[Work to do]
Transcribe all of the material exactly, except for its pictures.

[Records for the task]
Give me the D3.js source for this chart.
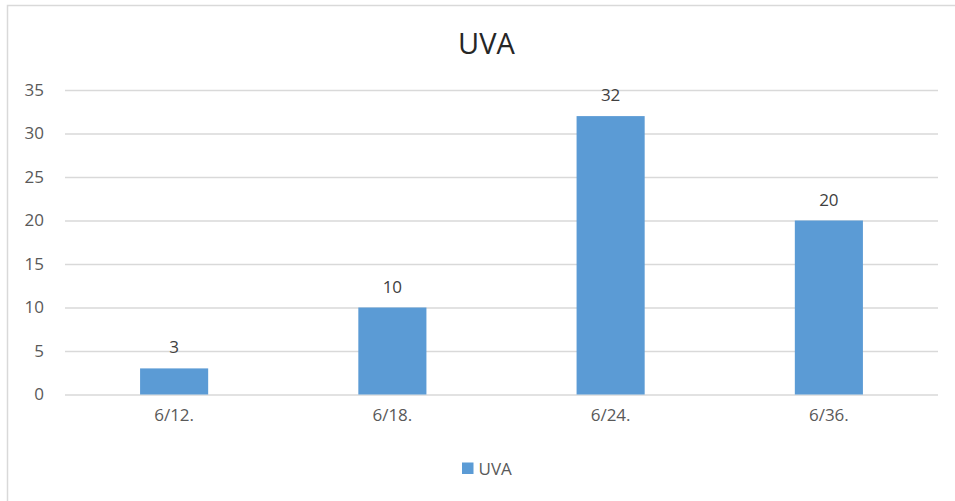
<!DOCTYPE html>
<html><head><meta charset="utf-8">
<script src="https://cdn.jsdelivr.net/npm/d3@7/dist/d3.min.js"></script>
<style>html,body{margin:0;padding:0;background:#fff;overflow:hidden}</style>
</head><body>
<svg id="chart" width="955" height="501"></svg>
<script>
const categories = ["6/12.", "6/18.", "6/24.", "6/36."];
const uvaValues = [3, 10, 32, 20];
const yTicks = [0, 5, 10, 15, 20, 25, 30, 35];
const seriesName = "UVA";
const chartTitle = "UVA";

const font = "'Open Sans', 'Noto Sans', sans-serif";
const svg = d3.select("#chart");
const plotLeft = 65, plotRight = 938, plotTop = 90, plotBottom = 394.5;

svg.append("rect").attr("x", 7.5).attr("y", 5.5).attr("width", 1000).attr("height", 600)
  .attr("fill", "#fff").attr("stroke", "#D9D9D9").attr("stroke-width", 1.5);

const x = d3.scaleBand().domain(categories).range([plotLeft, plotRight]).paddingInner(0.688).paddingOuter(0.344);
const y = d3.scaleLinear().domain([0, 35]).range([plotBottom, plotTop]);

// gridlines + y labels
const yAxis = d3.axisLeft(y).tickValues(yTicks).tickSize(-(plotRight - plotLeft)).tickPadding(21).tickFormat(d3.format("d"));
const gy = svg.append("g").attr("transform", `translate(${plotLeft},0)`).call(yAxis);
gy.select(".domain").remove();
gy.selectAll(".tick line").attr("stroke", "#D9D9D9").attr("stroke-width", 1.3);
gy.selectAll(".tick text").attr("fill", "#595959").style("font-family", font).style("font-size", "17px");

// x labels
const xAxis = d3.axisBottom(x).tickSize(0).tickPadding(14);
const gx = svg.append("g").attr("transform", `translate(0,${plotBottom})`).call(xAxis);
gx.select(".domain").remove();
gx.selectAll(".tick text").attr("fill", "#595959").style("font-family", font).style("font-size", "17px");

// bars
svg.append("g").selectAll("rect").data(uvaValues).join("rect")
  .attr("x", (d, i) => x(categories[i]))
  .attr("width", x.bandwidth())
  .attr("y", d => y(d))
  .attr("height", d => y(0) - y(d))
  .attr("fill", "#5B9BD5");

// value labels
svg.append("g").selectAll("text").data(uvaValues).join("text")
  .attr("x", (d, i) => x(categories[i]) + x.bandwidth() / 2)
  .attr("y", d => y(d) - 15)
  .attr("text-anchor", "middle")
  .attr("fill", "#404040")
  .style("font-family", font).style("font-size", "17px")
  .text(d => d);

// title
svg.append("text").attr("x", 486.5).attr("y", 54).attr("text-anchor", "middle")
  .attr("fill", "#262626").style("font-family", font).style("font-size", "29px")
  .text(chartTitle);

// legend
svg.append("rect").attr("x", 462).attr("y", 462.5).attr("width", 11.5).attr("height", 11.5).attr("fill", "#5B9BD5");
svg.append("text").attr("x", 478.5).attr("y", 474.5).attr("fill", "#595959")
  .style("font-family", font).style("font-size", "17px").text(seriesName);
</script>
</body></html>
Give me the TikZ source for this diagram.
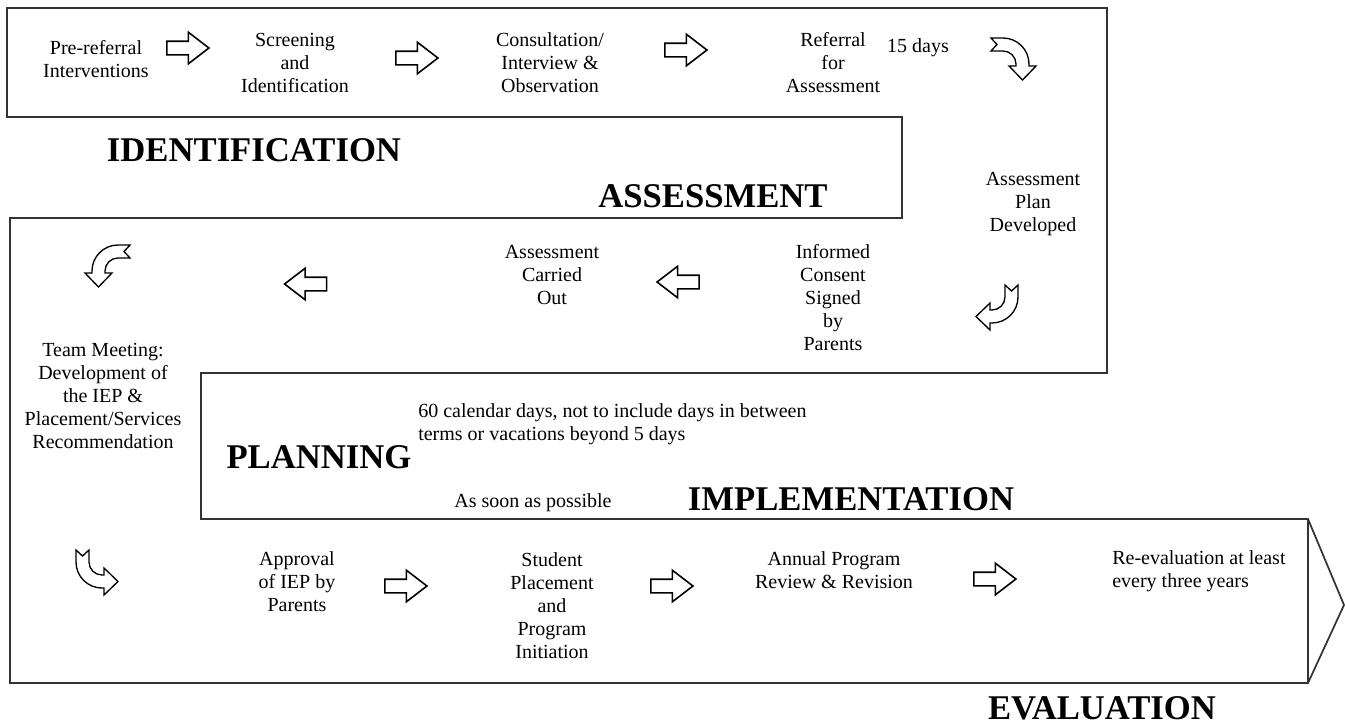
\documentclass[tikz,border=0pt]{standalone}
\usepackage{fontspec}
\setmainfont{Liberation Serif}
\usetikzlibrary{shapes.arrows}
\tikzset{
 frame/.style={draw=black!80, line width=1.3pt, line join=miter},
 txt/.style={align=center, font=\fontsize{15}{17.25}\selectfont, inner sep=0pt},
 txtl/.style={align=left, font=\fontsize{15}{17.25}\selectfont, inner sep=0pt},
 heading/.style={font=\fontsize{26}{30}\selectfont\bfseries, inner sep=0pt, anchor=base},
 blockarr/.style={single arrow, draw=black, line width=1.2pt, fill=white, minimum height=31.5pt, minimum width=22.5pt, single arrow head extend=6.75pt, single arrow tip angle=75, inner xsep=0pt, inner ysep=4.5pt},
 toright/.style={blockarr},
 toleft/.style={blockarr, shape border rotate=180},
 bent/.style={draw=black, line width=1pt, fill=white, line join=miter},
 bentarrow/.pic={\draw[bent] (-12,-26) -- (0,-26) arc[start angle=270, end angle=360, radius=26] -- (26,2) -- (33,2) -- (19.5,16) -- (6,2) -- (13,2) -- (13,0) arc[start angle=0, end angle=-90, radius=13] -- (-12,-13) -- (-6,-19.5) -- cycle;}
}
\begin{document}
\begin{tikzpicture}[x=0.75pt,y=-0.75pt]
\useasboundingbox (0,0) rectangle (1345,726);
% serpentine frame
\draw[frame] (7,117) -- (7,8) -- (1107,8) -- (1107,373) -- (201,373) -- (201,519) -- (1308,519) -- (1344,605) -- (1308,683) -- (10,683) -- (10,218) -- (902,218) -- (902,117) -- cycle;
\draw[frame] (1308,519) -- (1308,683);
% headings
\node[heading] (hid) at (254,161) {IDENTIFICATION};
\node[heading] (has) at (713,207) {ASSESSMENT};
\node[heading] (hpl) at (319,468) {PLANNING};
\node[heading] (him) at (851,510) {IMPLEMENTATION};
\node[heading] (hev) at (1102,719) {EVALUATION};
% row 1
\node[txt] (pre) at (96,59) {Pre-referral\\Interventions};
\node[toright] (a1) at (183.5,48) {};
\node[txt] (scr) at (295,63) {Screening\\and\\Identification};
\node[toright] (a2) at (412.5,58) {};
\node[txt] (con) at (550,63) {Consultation/\\Interview \&\\Observation};
\node[toright] (a3) at (681.5,50) {};
\node[txt] (ref) at (833,63) {Referral\\for\\Assessment};
\node[txt] (d15) at (918,48) {15 days};
\pic at (1003,64) {bentarrow};
% right column / row 2
\node[txt] (apd) at (1033,204) {Assessment\\Plan\\Developed};
\pic[rotate=-90] at (992,297) {bentarrow};
\node[txt] (ics) at (833,298) {Informed\\Consent\\Signed\\by\\Parents};
\node[toleft] (l1) at (682.5,282) {};
\node[txt] (aco) at (552,275) {Assessment\\Carried\\Out};
\node[toleft] (l2) at (310,284) {};
\pic[xscale=-1] at (118,271) {bentarrow};
\node[txt] (team) at (103,396) {Team Meeting:\\Development of\\the IEP \&\\Placement/Services\\Recommendation};
\node[txtl,anchor=west] (d60) at (418,424) {60 calendar days, not to include days in between\\terms or vacations beyond 5 days};
\node[txt] (asap) at (533,503) {As soon as possible};
% row 3
\pic[xscale=-1,rotate=-90] at (102,562) {bentarrow};
\node[txt] (appr) at (297,582) {Approval\\of IEP by\\Parents};
\node[toright] (r4) at (401.5,586) {};
\node[txt] (stu) at (552,605.5) {Student\\Placement\\and\\Program\\Initiation};
\node[toright] (r5) at (667.5,586) {};
\node[txt] (ann) at (834,570.5) {Annual Program\\Review \& Revision};
\node[toright] (r6) at (990.5,579) {};
\node[txtl,anchor=west] (ree) at (1112,571) {Re-evaluation at least\\every three years};
\end{tikzpicture}
\end{document}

[Solution below]
Give me the D3.js source for this chart.
<!DOCTYPE html>
<html><head><meta charset="utf-8">
<script src="https://cdn.jsdelivr.net/npm/d3@7/dist/d3.min.js"></script>
<style>html,body{margin:0;padding:0;background:#fff;overflow:hidden}</style>
</head><body>
<svg id="chart" width="955" height="501"></svg>
<script>
const categories = ["6/12.", "6/18.", "6/24.", "6/36."];
const uvaValues = [3, 10, 32, 20];
const yTicks = [0, 5, 10, 15, 20, 25, 30, 35];
const seriesName = "UVA";
const chartTitle = "UVA";

const font = "'Open Sans', 'Noto Sans', sans-serif";
const svg = d3.select("#chart");
const plotLeft = 65, plotRight = 938, plotTop = 90, plotBottom = 394.5;

svg.append("rect").attr("x", 7.5).attr("y", 5.5).attr("width", 1000).attr("height", 600)
  .attr("fill", "#fff").attr("stroke", "#D9D9D9").attr("stroke-width", 1.5);

const x = d3.scaleBand().domain(categories).range([plotLeft, plotRight]).paddingInner(0.688).paddingOuter(0.344);
const y = d3.scaleLinear().domain([0, 35]).range([plotBottom, plotTop]);

// gridlines + y labels
const yAxis = d3.axisLeft(y).tickValues(yTicks).tickSize(-(plotRight - plotLeft)).tickPadding(21).tickFormat(d3.format("d"));
const gy = svg.append("g").attr("transform", `translate(${plotLeft},0)`).call(yAxis);
gy.select(".domain").remove();
gy.selectAll(".tick line").attr("stroke", "#D9D9D9").attr("stroke-width", 1.3);
gy.selectAll(".tick text").attr("fill", "#595959").style("font-family", font).style("font-size", "17px");

// x labels
const xAxis = d3.axisBottom(x).tickSize(0).tickPadding(14);
const gx = svg.append("g").attr("transform", `translate(0,${plotBottom})`).call(xAxis);
gx.select(".domain").remove();
gx.selectAll(".tick text").attr("fill", "#595959").style("font-family", font).style("font-size", "17px");

// bars
svg.append("g").selectAll("rect").data(uvaValues).join("rect")
  .attr("x", (d, i) => x(categories[i]))
  .attr("width", x.bandwidth())
  .attr("y", d => y(d))
  .attr("height", d => y(0) - y(d))
  .attr("fill", "#5B9BD5");

// value labels
svg.append("g").selectAll("text").data(uvaValues).join("text")
  .attr("x", (d, i) => x(categories[i]) + x.bandwidth() / 2)
  .attr("y", d => y(d) - 15)
  .attr("text-anchor", "middle")
  .attr("fill", "#404040")
  .style("font-family", font).style("font-size", "17px")
  .text(d => d);

// title
svg.append("text").attr("x", 486.5).attr("y", 54).attr("text-anchor", "middle")
  .attr("fill", "#262626").style("font-family", font).style("font-size", "29px")
  .text(chartTitle);

// legend
svg.append("rect").attr("x", 462).attr("y", 462.5).attr("width", 11.5).attr("height", 11.5).attr("fill", "#5B9BD5");
svg.append("text").attr("x", 478.5).attr("y", 474.5).attr("fill", "#595959")
  .style("font-family", font).style("font-size", "17px").text(seriesName);
</script>
</body></html>
Give me the TikZ source for this diagram.
\documentclass[tikz,border=0pt]{standalone}
\usepackage{fontspec}
\setmainfont{Liberation Serif}
\usetikzlibrary{shapes.arrows}
\tikzset{
 frame/.style={draw=black!80, line width=1.3pt, line join=miter},
 txt/.style={align=center, font=\fontsize{15}{17.25}\selectfont, inner sep=0pt},
 txtl/.style={align=left, font=\fontsize{15}{17.25}\selectfont, inner sep=0pt},
 heading/.style={font=\fontsize{26}{30}\selectfont\bfseries, inner sep=0pt, anchor=base},
 blockarr/.style={single arrow, draw=black, line width=1.2pt, fill=white, minimum height=31.5pt, minimum width=22.5pt, single arrow head extend=6.75pt, single arrow tip angle=75, inner xsep=0pt, inner ysep=4.5pt},
 toright/.style={blockarr},
 toleft/.style={blockarr, shape border rotate=180},
 bent/.style={draw=black, line width=1pt, fill=white, line join=miter},
 bentarrow/.pic={\draw[bent] (-12,-26) -- (0,-26) arc[start angle=270, end angle=360, radius=26] -- (26,2) -- (33,2) -- (19.5,16) -- (6,2) -- (13,2) -- (13,0) arc[start angle=0, end angle=-90, radius=13] -- (-12,-13) -- (-6,-19.5) -- cycle;}
}
\begin{document}
\begin{tikzpicture}[x=0.75pt,y=-0.75pt]
\useasboundingbox (0,0) rectangle (1345,726);
% serpentine frame
\draw[frame] (7,117) -- (7,8) -- (1107,8) -- (1107,373) -- (201,373) -- (201,519) -- (1308,519) -- (1344,605) -- (1308,683) -- (10,683) -- (10,218) -- (902,218) -- (902,117) -- cycle;
\draw[frame] (1308,519) -- (1308,683);
% headings
\node[heading] (hid) at (254,161) {IDENTIFICATION};
\node[heading] (has) at (713,207) {ASSESSMENT};
\node[heading] (hpl) at (319,468) {PLANNING};
\node[heading] (him) at (851,510) {IMPLEMENTATION};
\node[heading] (hev) at (1102,719) {EVALUATION};
% row 1
\node[txt] (pre) at (96,59) {Pre-referral\\Interventions};
\node[toright] (a1) at (183.5,48) {};
\node[txt] (scr) at (295,63) {Screening\\and\\Identification};
\node[toright] (a2) at (412.5,58) {};
\node[txt] (con) at (550,63) {Consultation/\\Interview \&\\Observation};
\node[toright] (a3) at (681.5,50) {};
\node[txt] (ref) at (833,63) {Referral\\for\\Assessment};
\node[txt] (d15) at (918,48) {15 days};
\pic at (1003,64) {bentarrow};
% right column / row 2
\node[txt] (apd) at (1033,204) {Assessment\\Plan\\Developed};
\pic[rotate=-90] at (992,297) {bentarrow};
\node[txt] (ics) at (833,298) {Informed\\Consent\\Signed\\by\\Parents};
\node[toleft] (l1) at (682.5,282) {};
\node[txt] (aco) at (552,275) {Assessment\\Carried\\Out};
\node[toleft] (l2) at (310,284) {};
\pic[xscale=-1] at (118,271) {bentarrow};
\node[txt] (team) at (103,396) {Team Meeting:\\Development of\\the IEP \&\\Placement/Services\\Recommendation};
\node[txtl,anchor=west] (d60) at (418,424) {60 calendar days, not to include days in between\\terms or vacations beyond 5 days};
\node[txt] (asap) at (533,503) {As soon as possible};
% row 3
\pic[xscale=-1,rotate=-90] at (102,562) {bentarrow};
\node[txt] (appr) at (297,582) {Approval\\of IEP by\\Parents};
\node[toright] (r4) at (401.5,586) {};
\node[txt] (stu) at (552,605.5) {Student\\Placement\\and\\Program\\Initiation};
\node[toright] (r5) at (667.5,586) {};
\node[txt] (ann) at (834,570.5) {Annual Program\\Review \& Revision};
\node[toright] (r6) at (990.5,579) {};
\node[txtl,anchor=west] (ree) at (1112,571) {Re-evaluation at least\\every three years};
\end{tikzpicture}
\end{document}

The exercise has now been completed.